After Tikal, we wanted to go to a place called El Mirador. However, in order to get to and from El Mirador, one either pays a lot of money to fly in a helicopter or one spends five days hiking through the jungle. We hiked.

On day one, we walked five hours. On day two, we walked seven hours. All along the way, our guide stopped and told us about the different Mayan homes we saw. Most of the area was still covered by the earth and jungle with only a few places where parts of temples or art had been uncovered. This allowed us to see the raw, unaltered Mayan ruins, and it was amazing. During our trek, we climbed so many temples and watched so many sunsets. Looking out over the jungle and seeing nothing but trees in every direction really made me feel small and big at the same time. (Being on top of the temples, overlooking the jungle, made me feel so big, but seeing the endless jungle—very much like the ocean—made me feel just the opposite.)  

Upon arrival at El Mirador, we explored for a day before heading back. The return journey was the same: seven hours the first day and five hours the second day. I had to throw out my shoes at the end because the mud we had to walk through was terrible. Manytimes, I almost lost my shoes in the mud. I don’t regret making the “camino” to El Mirador, but I’m not seeing myself making any caminos in the near future.

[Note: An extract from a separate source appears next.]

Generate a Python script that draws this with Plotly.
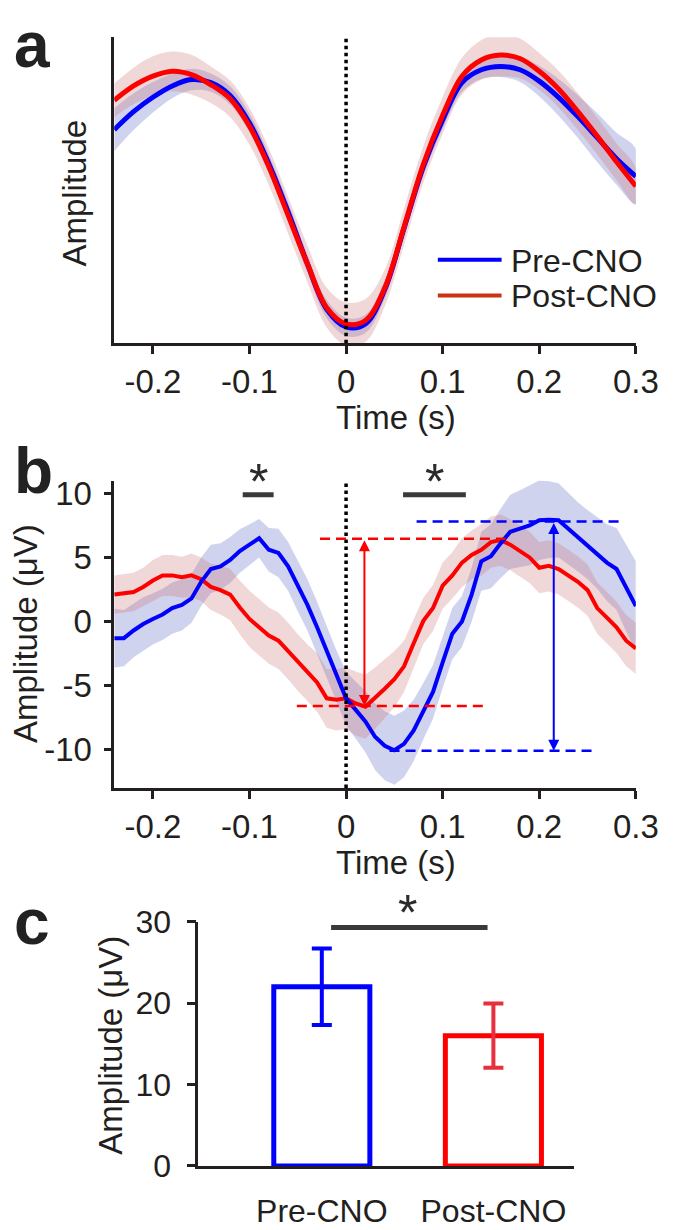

After El Mirador, we headed to Belize to relax on an island and allow for my visa to be renewed (Guatemalan law requires non-citizens to leave the country and get a new visa every few months). While on the island, we swam in the ocean, played beach volleyball, and—my favorite—went on a snorkel tour. We got to see dolphins, stingrays, nurse sharks, sea turtles, and lots of other fish as we explored the second largest coral reef in the world. We also got to swim with manatees!

After our well-earned rest in Belize, we headed back to Rio Dulce in Guatemala for a few days of exploring and resting before heading back to Valle. Needless to say, I was ready to be back. I had always loved traveling and exploring new places, but, like I had said at the start of this blog, I never really had the chance to just travel. However, the three weeks on the road helped me see how much I could handle at one time and also allowed me to see just how at home I truly feel at Valle.

Now, we are preparing for the start of a new school year and getting ready for the kids to return on the 15th of January. We are all excited and ready to get back into the swing of things. On that note, I will leave with one last bit of exciting news: my “unofficially” adopted stray—Alejandra—had a litter of nine beautiful puppies on New Year’s Eve. I am super happy and ready to find good homes for them once they are weaned. Yay!

Reflection question: How do you take time to self-care?

Misty’s participation in volunteer experiences and service trips during college deepened her desire to live among and serve impoverished communities. She then spent two years teaching at St. Labre Indian School in Ashland, Montana, with Cap Corps Midwest, a Franciscan volunteer program. In alignment with her Franciscan spirit, Misty’s path led her to overseas mission to accompany those who are marginalized, uncared for, and forgotten. Originally from Rochester, Indiana, Misty studied pastoral leadership at Marian University.